When Avraham is called upon to sacrifice both his sons, he is reluctant (in one explicitly and in the other implicitly), yet he does so because he understands that this falls in the category of ‘Derech Hashem’. His greatness is that even in the moment of fulfilling the incomprehensible Divine command, he has not forgotten the absolute values of compassion, mercy and empathy. His greatness is his ability to live and act between the two. The Torah goes to lengths to ensure the reader understands this idea. It is clear in the first incident that the survival of Yitzchak is dependent on the sending away of Yishmael, there is a pragmatic reason for this seeming cruelty and yet the reader must still endure the cries of Hagar and Yishmael. Even though the action must be done, we must not become immune to the pain of the other.

In another fascinating textual parallel we find the exact same expression used when it comes to Eisav. After having been robbed of the birthright by his brother Yaakov, an act that again, was necessary for the survival of the Israelite nation, we are described in exquisite and painful detail Eisav’s reaction: When Eisav heard the words of his father he cried a great and bitter cry that endured, and he said to his father, please bless me too my father….And Eisav lifted up his voice, and wept. (Bereshit 27)

Any reader with an ounce of compassion cannot help but be moved by Eisav’s cry. The Torah is entreating us to feel his pain, it wants us to live the consequence of our father Yaakov’s actions as it forces us quite emphatically into a face to face encounter with Eisav – with the ‘other’ and his suffering. Yaakov’s actions were done at a great moral cost, they leave a scar that haunts him for the rest of his life. Nothing is clear cut- chalak- it is entangled (like the hair of Eisav), waiting to be made sense of. Like the solution to the akeida – the ram – it is entangled in the thicket. To release it is painful and comes at a cost

By reading these two narratives on Rosh Hashana we are reminded that unlike the childhood understanding of ‘good’ and ‘bad’ actions, the living reality is not so simple. As human beings we have strong inherent moral values such that Levinas’s ethical imperative through the face to face encounter is something that speaks to us innately. If we could judge all action based simply on our compassion and responsibility to the Other, things would be simple. If on the other hand, we could judge our actions simply through the צו ה” – Divine command, ignoring the plight of the Agunah, the Mamzer, the potential convert or our enemy, again life would be relatively simple. But God requires something far greater from us.
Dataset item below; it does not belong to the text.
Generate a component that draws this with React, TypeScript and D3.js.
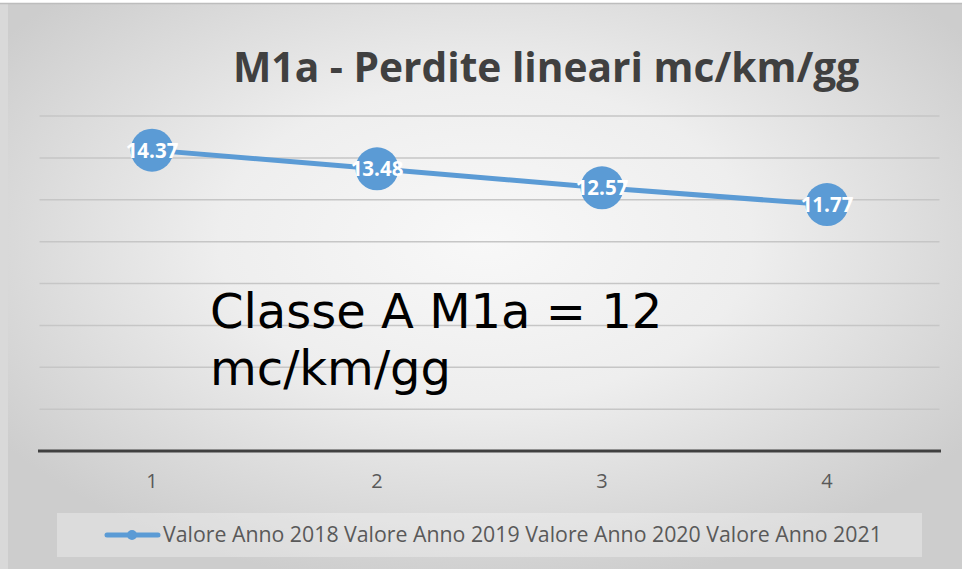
import React from "react";
import * as d3 from "d3";

const categories = ["1", "2", "3", "4"];
const values = [14.37, 13.48, 12.57, 11.77];
const yTicks = [2, 4, 6, 8, 10, 12, 14, 16];
const legendLabel = "Valore Anno 2018 Valore Anno 2019 Valore Anno 2020 Valore Anno 2021";
const title = "M1a - Perdite lineari mc/km/gg";
const noteLines = ["Classe A M1a = 12", "mc/km/gg"];

const W = 962;
const H = 569;

export default function App() {
  const x = d3.scaleBand<string>().domain(categories).range([39.5, 939.5]);
  const y = d3.scaleLinear().domain([0, 16]).range([451, 116]);
  const cx = (c: string) => (x(c) as number) + x.bandwidth() / 2;
  const line = d3
    .line<number>()
    .x((_, i) => cx(categories[i]))
    .y((d) => y(d));
  const blue = "#5b9bd5";
  const sans = "'Open Sans', sans-serif";

  return (
    <svg
      width={W}
      height={H}
      style={{ position: "absolute", left: 0, top: 0, display: "block" }}
    >
      <defs>
        <radialGradient id="bg" cx="0.5" cy="0.42" r="0.62">
          <stop offset="0" stopColor="#f8f8f8" />
          <stop offset="0.45" stopColor="#eeeeee" />
          <stop offset="1" stopColor="#cdcdcd" />
        </radialGradient>
      </defs>
      <rect x={0} y={0} width={W} height={H} fill="#ffffff" />
      <rect x={0} y={3} width={W} height={H - 3} fill="#d9d9d9" />
      <rect x={8} y={4} width={W - 8} height={H - 4} fill="url(#bg)" />
      <line x1={0} x2={W} y1={3.5} y2={3.5} stroke="#bdbdbd" strokeWidth={1.5} />

      <text
        x={233}
        y={82}
        fontFamily={sans}
        fontWeight={700}
        fontSize={40.7}
        fill="#404040"
      >
        {title}
      </text>

      {yTicks.map((t) => (
        <line
          key={t}
          x1={39.5}
          x2={939.5}
          y1={y(t)}
          y2={y(t)}
          stroke="#c6c6c6"
          strokeWidth={1.5}
        />
      ))}
      <line x1={38} x2={941} y1={y(0)} y2={y(0)} stroke="#404040" strokeWidth={3} />

      {categories.map((c) => (
        <text
          key={c}
          x={cx(c)}
          y={488}
          textAnchor="middle"
          fontFamily={sans}
          fontSize={20}
          fill="#595959"
        >
          {c}
        </text>
      ))}

      <text fontFamily="'DejaVu Sans', sans-serif" fontSize={48} fill="#000000">
        {noteLines.map((l, i) => (
          <tspan key={i} x={210} y={328 + i * 57}>
            {l}
          </tspan>
        ))}
      </text>

      <path d={line(values) || ""} fill="none" stroke={blue} strokeWidth={5} strokeLinecap="round" />
      {values.map((v, i) => (
        <circle key={i} cx={cx(categories[i])} cy={y(v)} r={21.5} fill={blue} />
      ))}
      {values.map((v, i) => (
        <text
          key={i}
          x={cx(categories[i])}
          y={y(v) + 7.5}
          textAnchor="middle"
          fontFamily={sans}
          fontWeight={700}
          fontSize={20.5}
          fill="#ffffff"
        >
          {v.toFixed(2)}
        </text>
      ))}

      <rect x={57} y={513} width={865} height={44} fill="#ffffff" fillOpacity={0.3} />
      <line x1={107} x2={158} y1={535} y2={535} stroke={blue} strokeWidth={5} strokeLinecap="round" />
      <circle cx={132} cy={535} r={5} fill={blue} />
      <text x={163} y={542} fontFamily={sans} fontSize={21.3} fill="#595959">
        {legendLabel}
      </text>
    </svg>
  );
}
He demands of us a task that is probably almost impossible – to fulfil to the best of our ability His commands, but to simultaneously be compassionate, merciful, empathetic and listen to our moral intuition. He demands of us to stand wrenched between the irreconcilable positions and to maintain them both. He wants us to ‘send the son away’ and still feel his pain and hear his cry through the face to face encounter. To maintain our survival by building a wall between us and the ‘other’ and yet not become blinded or immune to their suffering. To exclude the mamzer from our community but to comfort him in his sorrow.

On Rosh Hashana we undergo a difficult journey of self-introspection both as individuals and a nation, as we continue to strive in reconciling these often opposing values. Can we maintain our commitment to both of them? Perhaps we need ask a more haunting question – are we even able to recognise the magnitude of what is being asked of us?